The final section tackles grotesque ornament in both Neronian literature and visual culture. Weiss sees ornamental flourish and affectation as part of the plus quam aesthetic that defines the verbal style of Seneca and Lucan as well as the anonymous Aetna poet, and can be traced visually in the Casa dell’Ara Massima and in certain rooms of the Domus Aurea. This sort of rhetorical hyperbole and artistic extravagance is explored in two chapters, “Cosmos and Chaos” and “Excess”.[7] Weiss offers a nuanced interpretation of the interaction between the grotesque frames in the Casa dell’Ara Massima and the figure of Narcissus in its pseudotablinum. Weiss believes that the destabilizing elements of the framing “help create a viewing experience that is both unsettling and pleasurable, and in this process approach the broader phenomenon of the grotesque” (159). His readings of Lucan’s proem and the speech of the Fury in Seneca’s Thyestes underscore the stylized syntax of these passages and the way they build dramatic suspense and tension. Weiss finds visual expression of such an aesthetic in Room 119 of the Domus Aurea, where grotesque ornamental bands surround a central panel showing Achilles on Scyros. For him, such an ornate compositional style can pervert or deconstruct meaning, “in which center and periphery, figural and ornamental, order and chaos are no longer stable categories” (190).
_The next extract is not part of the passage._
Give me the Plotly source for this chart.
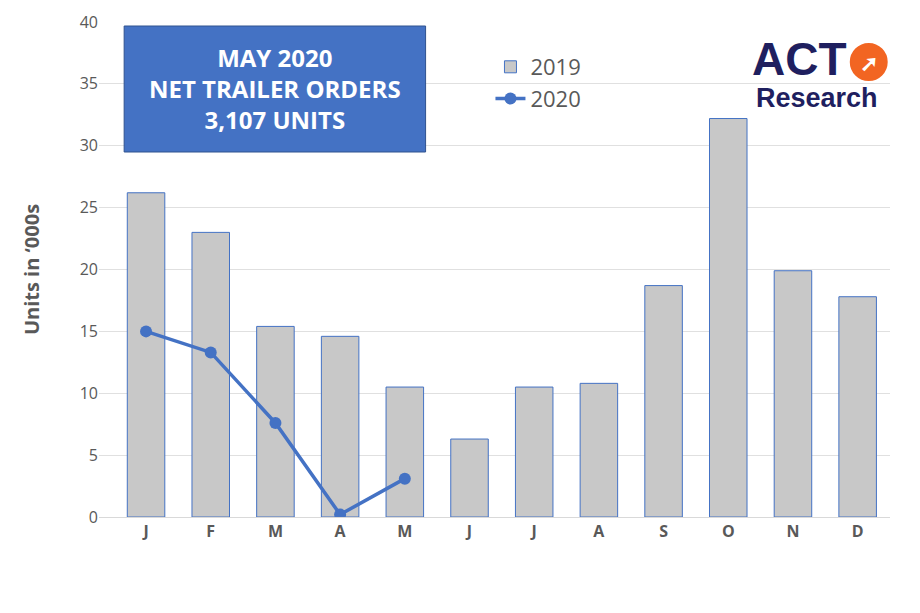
import plotly.graph_objects as go

months = ["J","F","M","A","M ","J ","J  ","A ","S","O","N","D"]
v2019 = [26.2, 23.0, 15.4, 14.6, 10.5, 6.3, 10.5, 10.8, 18.7, 32.2, 19.9, 17.8]
v2020 = [15.0, 13.3, 7.6, 0.2, 3.1]

fig = go.Figure()
fig.add_trace(go.Bar(x=months, y=v2019, name="2019", marker=dict(color="#C8C8C8", line=dict(color="#4472C4", width=1)), width=0.58))
fig.add_trace(go.Scatter(x=months[:5], y=v2020, name="2020", mode="lines+markers",
                         line=dict(color="#4472C4", width=3.5), marker=dict(size=12, color="#4472C4")))
def px(x): return (x-97.8)/792.5
def py(y): return (517-y)/495
fig.update_layout(
    width=920, height=613, paper_bgcolor="white", plot_bgcolor="white",
    margin=dict(l=91, r=38, t=14, b=104, autoexpand=False),
    font=dict(family="Open Sans, Liberation Sans", color="#595959"),
    xaxis=dict(type="category", showline=True, linecolor="#D9D9D9", tickfont=dict(size=16, color="#595959"), ticks="", automargin=False),
    yaxis=dict(range=[0, 40], dtick=5, gridcolor="#E0E0E0", tickfont=dict(size=16), zeroline=False, automargin=False,
               title=dict(text="<b>Units in ‘000s</b>", font=dict(size=20, color="#595959"), standoff=34)),
    legend=dict(x=px(490), y=py(46), xanchor="left", yanchor="top", font=dict(size=22, color="#595959"), bgcolor="rgba(0,0,0,0)", tracegroupgap=4),
    bargap=0.42, showlegend=True,
)
fig.update_xaxes(ticktext=["<b>%s</b>" % m.strip() for m in months], tickvals=months)
fig.add_shape(type="rect", xref="paper", yref="paper", x0=px(123), x1=px(425),
              y0=py(152), y1=py(26), fillcolor="#4472C4", line=dict(color="#2F528F", width=1))
fig.add_annotation(xref="paper", yref="paper", x=px(274), y=py(89), showarrow=False, xanchor="center", yanchor="middle",
                   text="<b>MAY 2020<br>NET TRAILER ORDERS<br>3,107 UNITS</b>",
                   font=dict(size=24, color="white"), align="center")
fig.add_annotation(xref="paper", yref="paper", x=px(849), y=py(59), showarrow=False,
                   text="<b>ACT</b>", font=dict(size=46, color="#1F1F5F", family="Liberation Sans"), xanchor="right", yanchor="middle")
fig.add_annotation(xref="paper", yref="paper", x=px(817), y=py(98), showarrow=False,
                   text="<b>Research</b>", font=dict(size=27, color="#1F1F5F", family="Liberation Sans"), xanchor="center", yanchor="middle")
fig.add_shape(type="circle", xref="paper", yref="paper", x0=px(851), x1=px(887),
              y0=py(80), y1=py(44), fillcolor="#F26522", line=dict(color="#F26522"))
fig.add_annotation(xref="paper", yref="paper", x=px(869), y=py(62), showarrow=False, xanchor="center", yanchor="middle",
                   text="<b>➚</b>", font=dict(size=22, color="white"))
fig.write_html("out.html")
Weiss’s conclusion reiterates his findings and hints at further lines of inquiry, whether philosophical or political. I would add that he could have taken certain Augustan poets into more consideration as well; Ovid’s influence, especially through his Metamorphoses, looms large among Neronian poets, and his interest in flux, transformation, and grotesque destabilization is paramount.[8] That said, Weiss’s analysis of grotesque art in combination with Neronian literature is a valuable innovation that will be helpful for future scholars. This monograph certainly made me think more about grotesque genres, such as Menippean satire, and grotesque moments in Latin love elegy and Augustan poetry.[9] While I may not have been convinced by every reading, Weiss is an eloquent writer with an eye for (grotesque) details that may be passed over or underrated by others. This monograph offers a productive investigation of the grotesque and its various manifestations in the Neronian period.

 

Notes

[1] An excellent overview of these theorists can be found in Grotesque by J.D. Edwards and R. Graulund (Routledge, 2013), a work that Weiss does not cite.

[2] Unsurprisingly, scholars have often utilized the grotesque to understand Neronian authors and their style, see, e.g. G.A. Staley’s Seneca and the Idea of Tragedy (Oxford University Press, 2010: 112-16), and W.R. Johnson, Momentary Monsters: Lucan and His Heroes (Cornell University Press, 1987: passim).

[3] F.S. Connelly, The Grotesque in Western Art and Culture: The Image at Play (Cambridge University Press, 2012).

[4] The poor quality of a number of the figures (especially the Niobids) did not help the argument. In general, Weiss was let down by Routledge by the quality of the plates in this book, which is very unfortunate.

[5] A. Schiesaro, The Passions in Play: Thyestes and the Dynamics of Senecan Drama (Cambridge University Press, 2003: 85-98), A. Schiesaro, “A Dream Shattered? Pastoral Anxieties in Senecan Drama,” in Brill’s Companion to Greek and Latin Pastoral, eds. M. Fantuzzi and T. Papanghelis (Brill, 2006: 427-50), R. J. Tarrant, Seneca’s Thyestes (Scholars Press, 1985: ad loc.), A.J. Boyle, Seneca: Thyestes (Oxford University Press, 2017: ad loc.). Weiss does not look at the play as a whole, which is problematic for his interpretation of the scene.

[6] See G.O. Hutchinson, Latin Literature from Seneca to Juvenal: A Critical Study (Oxford University Press, 1993: 20-23) for more on this aspect of Petronius. Weiss does cite V. Rimell, Petronius and the Anatomy of Fiction (Cambridge University Press, 2002), which informs his discussion of bodies as text and the text as a body, but the analysis does little with the poetry of the Satyricon and this novel’s generic amalgam.

[7] Such excess or extravagance has been seen as paradigmatic of Seneca (H. Slaney, The Senecan Aesthetic: A Performance History (Oxford University Press, 2016: 21-24) and of the period more generally (Hutchinson, op. cit. 111-44).

[8] Ovid is only discussed briefly in this book and grotesque elements in Horace, such as Canidia as a source for Erichtho, are underrepresented.

[9] Which recently has been covered, in part, by M. Pietropaolo, The Grotesque in Latin Love Elegy (Cambridge University Press, 2020).